STATED TASK: Collect all the lines that mention the word "image".

Rows from a dataset of charts and code:
=-=-=

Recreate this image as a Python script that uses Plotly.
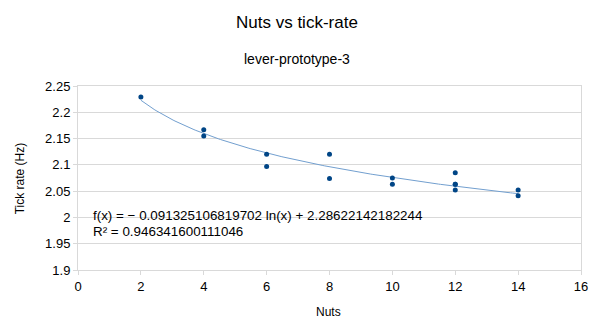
import numpy as np
import plotly.graph_objects as go

# Data
nuts = [2, 4, 4, 6, 6, 8, 8, 10, 10, 12, 12, 12, 12, 14, 14]
tick_rate = [2.229, 2.167, 2.155, 2.120, 2.097, 2.120, 2.074, 2.075, 2.063,
             2.085, 2.063, 2.052, 2.063, 2.052, 2.041]

# Logarithmic trend line coefficients (as shown in the chart)
trend_a = -0.091325106819702
trend_b = 2.28622142182244
trend_x = np.linspace(min(nuts), max(nuts), 200)
trend_y = trend_a * np.log(trend_x) + trend_b

x_ticks = [0, 2, 4, 6, 8, 10, 12, 14, 16]
y_ticks = [1.9, 1.95, 2.0, 2.05, 2.1, 2.15, 2.2, 2.25]
y_tick_text = ["1.9", "1.95", "2", "2.05", "2.1", "2.15", "2.2", "2.25"]

eq_line1 = "f(x) = − 0.091325106819702 ln(x) + 2.28622142182244"
eq_line2 = "R² = 0.946341600111046"

FONT = "Liberation Sans, Arial, sans-serif"
GRID = "#d9d9d9"

fig = go.Figure()
fig.add_trace(go.Scatter(x=trend_x, y=trend_y, mode="lines",
                         line=dict(color="#729fcf", width=1), hoverinfo="skip"))
fig.add_trace(go.Scatter(x=nuts, y=tick_rate, mode="markers",
                         marker=dict(color="#004586", size=5)))

fig.update_layout(
    width=600, height=324,
    margin=dict(l=78, r=16, t=86, b=54),
    paper_bgcolor="white", plot_bgcolor="white",
    showlegend=False,
    font=dict(family=FONT, color="#000000", size=13),
    xaxis=dict(range=[0, 16], tickvals=x_ticks, showgrid=False, zeroline=False,
               showline=True, linecolor=GRID, linewidth=1, mirror=True,
               ticks="outside", ticklen=4, tickcolor=GRID,
               tickfont=dict(size=13, family=FONT, color="#000")),
    yaxis=dict(range=[1.9, 2.25], tickvals=y_ticks, ticktext=y_tick_text,
               showgrid=True, gridcolor=GRID, gridwidth=1, zeroline=False,
               showline=True, linecolor=GRID, linewidth=1, mirror=True,
               ticks="outside", ticklen=4, tickcolor=GRID,
               tickfont=dict(size=13, family=FONT, color="#000")),
    annotations=[
        dict(text="Nuts vs tick-rate", xref="paper", yref="paper",
             x=(298 - 78) / 506, y=(270 - 23) / 184, showarrow=False,
             xanchor="center", yanchor="middle", font=dict(size=17, family=FONT)),
        dict(text="lever-prototype-3", xref="paper", yref="paper",
             x=(298 - 78) / 506, y=(270 - 59) / 184, showarrow=False,
             xanchor="center", yanchor="middle", font=dict(size=14, family=FONT)),
        dict(text="Nuts", xref="paper", yref="paper",
             x=(330 - 78) / 506, y=(270 - 312) / 184, showarrow=False,
             xanchor="center", yanchor="middle", font=dict(size=12, family=FONT)),
        dict(text="Tick rate (Hz)", xref="paper", yref="paper",
             x=(20 - 78) / 506, y=(270 - 178) / 184, showarrow=False, textangle=-90,
             xanchor="center", yanchor="middle", font=dict(size=12, family=FONT)),
        dict(text=eq_line1, xref="paper", yref="paper",
             x=(91 - 78) / 506, y=(270 - 215) / 184, showarrow=False,
             xanchor="left", yanchor="middle", font=dict(size=13.4, family=FONT)),
        dict(text=eq_line2, xref="paper", yref="paper",
             x=(91 - 78) / 506, y=(270 - 231) / 184, showarrow=False,
             xanchor="left", yanchor="middle", font=dict(size=13.4, family=FONT)),
    ],
)

fig.write_html("out.html")
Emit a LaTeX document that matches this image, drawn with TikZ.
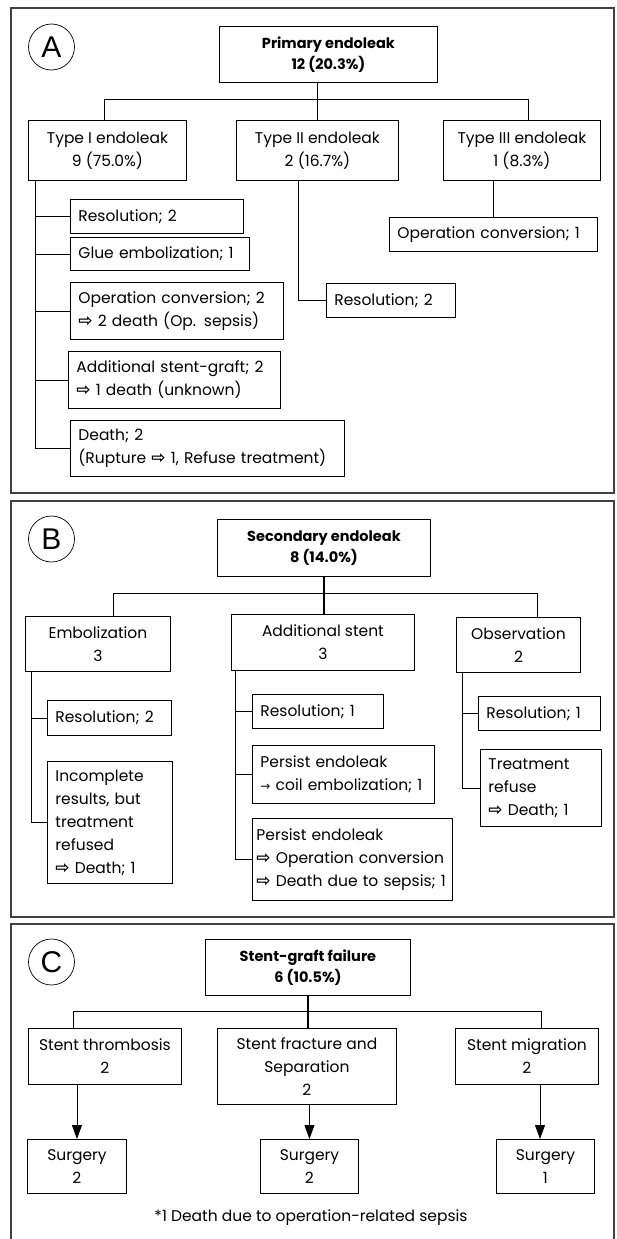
\documentclass[tikz,border=0pt]{standalone}
\usepackage{fontspec}
\setmainfont{Poppins}
\newfontfamily\arrowfont{DejaVu Sans}
\newfontfamily\letterfont{Liberation Sans}
\usetikzlibrary{arrows.meta,positioning,calc}

\newcommand{\wra}{{\arrowfont\bfseries\fontsize{17}{15}\selectfont ⇨}}
\newcommand{\thinra}{{\arrowfont\fontsize{12}{12}\selectfont →}}

\begin{document}
\begin{tikzpicture}[x=1pt, y=-1pt, font=\fontsize{15.5}{23}\selectfont, line width=0.9pt]
    \tikzstyle{mid} = [draw, anchor=north west, align=center, inner sep=0pt]
    \tikzstyle{head} = [mid, font=\fontsize{14.5}{21}\selectfont\bfseries]
    \tikzstyle{leaf} = [draw, anchor=north west, align=left, inner xsep=8pt, inner ysep=0pt]
    \tikzstyle{badge} = [draw, circle, line width=0.7pt, minimum size=46pt, inner sep=0pt, font=\letterfont\fontsize{30}{30}\selectfont]
    \tikzstyle{frame} = [draw=black!75, line width=1.3pt]
    \tikzstyle{tip} = [-{Triangle[width=10pt,length=14pt]}]

    \useasboundingbox (0,0) rectangle (616,1239);

    % panel frames
    \draw[frame] (11,8) rectangle (614,493);
    \draw[frame] (11,501) rectangle (614,917);
    \draw[frame] (11,1241) -- (11,924) -- (614,924) -- (614,1241);

    % ---- A: primary endoleak
    \node[badge] (circA) at (51.5,47) {A};
    \node[head, minimum width=218pt, minimum height=56pt] (Aprim) at (219,26) {Primary endoleak\\12 (20.3\%)};

    \node[mid, minimum width=158pt, minimum height=60pt] (AtypeI) at (28,120) {Type I endoleak\\9 (75.0\%)};
    \node[mid, minimum width=162pt, minimum height=60pt] (AtypeII) at (236,120) {Type II endoleak\\2 (16.7\%)};
    \node[mid, minimum width=157pt, minimum height=60pt] (AtypeIII) at (443,120) {Type III endoleak\\1 (8.3\%)};

    \node[leaf, text width=157pt, minimum height=34pt] (AresI) at (70,199) {Resolution; 2};
    \node[leaf, text width=163pt, minimum height=33pt] (Aglue) at (70,237) {Glue embolization; 1};
    \node[leaf, text width=197pt, minimum height=57pt] (Aopconv) at (70,282) {Operation conversion; 2\\\wra\ 2 death (Op. sepsis)};
    \node[leaf, text width=196pt, minimum height=57pt] (Aaddst) at (68,351) {Additional stent-graft; 2\\\wra\ 1 death (unknown)};
    \node[leaf, text width=258pt, minimum height=56pt] (Adeath) at (70,420) {Death; 2\\(Rupture \wra\ 1, Refuse treatment)};

    \node[leaf, text width=192pt, minimum height=34pt] (AopIII) at (389,217) {Operation conversion; 1};
    \node[leaf, text width=113pt, minimum height=34pt] (AresII) at (326,283) {Resolution; 2};

    \draw[line width=1.2pt] (AtypeII.north |- Aprim.south) -- (AtypeII.north);
    \draw ([xshift=76pt]AtypeI.north west) -- ++(0,-21) -| ([xshift=85pt]AtypeIII.north west);
    \coordinate (Atrunk) at ([xshift=7pt]AtypeI.south west);
    \draw (Atrunk) |- (Adeath.west);
    \foreach \n in {AresI,Aglue,Aopconv,Aaddst}
        \draw (\n.west -| Atrunk) -- (\n.west);
    \draw ([xshift=62pt]AtypeII.south west) |- (AresII.west);
    \draw (AopIII.north |- AtypeIII.south) -- (AopIII.north);

    % ---- B: secondary endoleak
    \node[badge] (circB) at (51.5,539) {B};
    \node[head, minimum width=213pt, minimum height=57pt] (Bsec) at (217,519) {Secondary endoleak\\8 (14.0\%)};

    \node[mid, minimum width=145pt, minimum height=55pt] (Bemb) at (25,616) {Embolization\\3};
    \node[mid, minimum width=183pt, minimum height=56pt] (Badd) at (231,614) {Additional stent\\3};
    \node[mid, minimum width=124pt, minimum height=55pt] (Bobs) at (456,617) {Observation\\2};

    \node[leaf, text width=108pt, minimum height=35pt] (BresE) at (47,700) {Resolution; 2};
    \node[leaf, text width=109pt, minimum height=122pt] (Bincomp) at (47,761) {Incomplete\\results, but\\treatment\\refused\\\wra\ Death; 1};
    \node[leaf, text width=115pt, minimum height=34pt] (BresA) at (252,694) {Resolution; 1};
    \node[leaf, text width=166pt, minimum height=58pt] (Bcoil) at (252,745) {Persist endoleak\\\thinra\ coil embolization; 1};
    \node[leaf, inner xsep=4pt, text width=192pt, minimum height=82pt] (Bpop) at (252,818) {Persist endoleak\\\wra\ Operation conversion\\\wra\ Death due to sepsis; 1};
    \node[leaf, text width=106pt, minimum height=34pt] (BresO) at (478,696) {Resolution; 1};
    \node[leaf, text width=105pt, minimum height=77pt] (Btreat) at (480,749) {Treatment\\refuse\\\wra\ Death; 1};

    \draw[line width=1.2pt] (Bsec.south) -- (Bsec.south |- Badd.north);
    \draw ([xshift=88pt]Bemb.north west) -- ++(0,-23) -| ([xshift=81pt]Bobs.north west);
    \coordinate (Btrunk1) at ([xshift=6pt]Bemb.south west);
    \coordinate (Btrunk2) at ([xshift=4pt]Badd.south west);
    \coordinate (Btrunk3) at ([xshift=6pt]Bobs.south west);
    \draw (Btrunk1) |- (Bincomp.west);
    \draw (BresE.west -| Btrunk1) -- (BresE.west);
    \draw (Btrunk2) |- (Bpop.west);
    \foreach \n in {BresA,Bcoil}
        \draw (\n.west -| Btrunk2) -- (\n.west);
    \draw (Btrunk3) |- (Btreat.west);
    \draw (BresO.west -| Btrunk3) -- (BresO.west);

    % ---- C: stent-graft failure
    \node[badge] (circC) at (51.5,962) {C};
    \node[head, minimum width=205pt, minimum height=56pt] (Cgraft) at (205,939) {Stent-graft failure\\6 (10.5\%)};

    \node[mid, minimum width=153pt, minimum height=56pt] (Cthromb) at (28,1028) {Stent thrombosis\\2};
    \node[mid, minimum width=179pt, minimum height=76pt] (Cfrac) at (217,1028) {Stent fracture and\\Separation\\2};
    \node[mid, minimum width=143pt, minimum height=56pt] (Cmigr) at (455,1028) {Stent migration\\2};

    \node[mid, minimum width=99pt, minimum height=54pt] (Csurg1) at (27,1139) {Surgery\\2};
    \node[mid, minimum width=98pt, minimum height=54pt] (Csurg2) at (260,1139) {Surgery\\2};
    \node[mid, minimum width=98pt, minimum height=54pt] (Csurg3) at (496,1139) {Surgery\\1};

    \node (Cnote) at (311,1218) {*1 Death due to operation-related sepsis};

    \draw[line width=1.2pt] (Cgraft.south) -- (Cgraft.south |- Cfrac.north);
    \draw ([xshift=45pt]Cthromb.north west) -- ++(0,-17) -| ([xshift=86pt]Cmigr.north west);
    \draw[tip] (Csurg1.north |- Cthromb.south) -- (Csurg1.north);
    \draw[tip] (Csurg2.north |- Cfrac.south) -- (Csurg2.north);
    \draw[tip] ([xshift=85pt]Cmigr.south west) -- ([xshift=85pt]Cmigr.south west |- Csurg3.north);
\end{tikzpicture}
\end{document}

=-=-=

ANSWER FOR THE TASK:
Recreate this image as a Python script that uses Plotly.
Emit a LaTeX document that matches this image, drawn with TikZ.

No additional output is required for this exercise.